While this post isn't a tutorial, it might be useful to describe how a traditional set of functions in a web application could map to Lambda at a high level. Imagine that you have a shopping cart on your web application. In a microservice web app, you might have an add-to-cart operation running on the same machine as the cart-status and display-cart operations. When a user adds an item to the cart, the add-to-cart operation is called, which puts a record into the database. The cart-status operation is then called to show that the cart now has an item in it. If the cart is clicked on, the display-cart operation is called to show the contents. The data flow is within the EC2 instance or container that has the shopping-cart service, in-memory in this simplified example shown here:

 

aws-lambda-example-01.png

 

With Lambda, the three operations are written as Lambda functions, with a slightly different data flow. API Gateway is used to route the user interactions with the system to the appropriate Lambda functions, so when a user adds an item to the cart, API Gateway routes that request to the add-to-cart Lambda function, which writes a record into a DynamoDB table. The cart-status function is notified of the change to DynamoDB with an event, and the UI responds with a change showing there are items in the cart. When the cart is clicked, the API Gateway routes a request to the display-cart Lambda function. The Lambda data flow is illustrated here:

 

aws-lambda-example-02.png

 

In the microservice app version, all three operations are scaled based on the overall load across them, and state is transferred in-memory, creating complication around caching and/or routing sessions to instances in order to maintain state. In the Lambda version, each function scales individually and as-needed.
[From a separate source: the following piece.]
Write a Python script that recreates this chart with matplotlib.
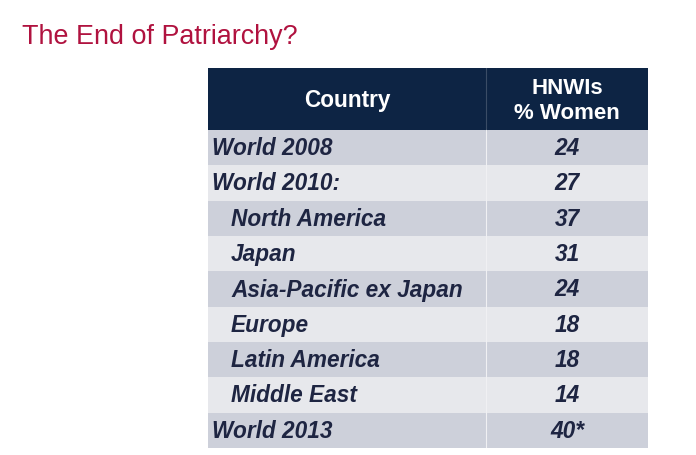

All state is in DynamoDB so there is no cluster coordination of any sort, at the cost of a small increase in latency.

 

While this is a trivial and oversimplified example, the key benefits (mentioned briefly above) to the Lambda approach are quite profound as the application scales. Remember, you are only paying for actual requests. Instantiating an EC2 instance or a container is actually pre-provisioning, which pushes the need to predict load onto you and off of AWS. At low scales, this means you can put up a system on Lambda for a trivial amount of money, but the benefits really accrue at higher scales. With microservices on compute instances with or without containers, you are making choices regarding how to combine or separate services for scaling. As your app grows, you'll almost certainly discover that you were wrong in some way in terms of separating the concerns for scaling purposes or on which metrics to scale. So, you'll be discovering where you were wrong via bad user experience or wasted resources and you’ll end up correcting via refactoring. With Lambda, each function scales independently, which puts the burden on AWS to scale the functions. You needn't concern yourself with it. The cost is in both doing things differently and spreading your application across many functions and events. That can be hard to model and manage without a system like Fugue to organize and operate the application as a whole.

 

When designing Fugue, we spent a lot of time reviewing and studying the history of operating systems and hardware architectures—their intricacies and their interrelationships. Lambda is the first service offering to really illustrate that the cloud is a global, general-purpose computer with a particular architecture. EC2 will be around for a long time, but services like Lambda show the potential of the cloud, especially when combined with an OS above them like Fugue. It's going to be an interesting year or ten.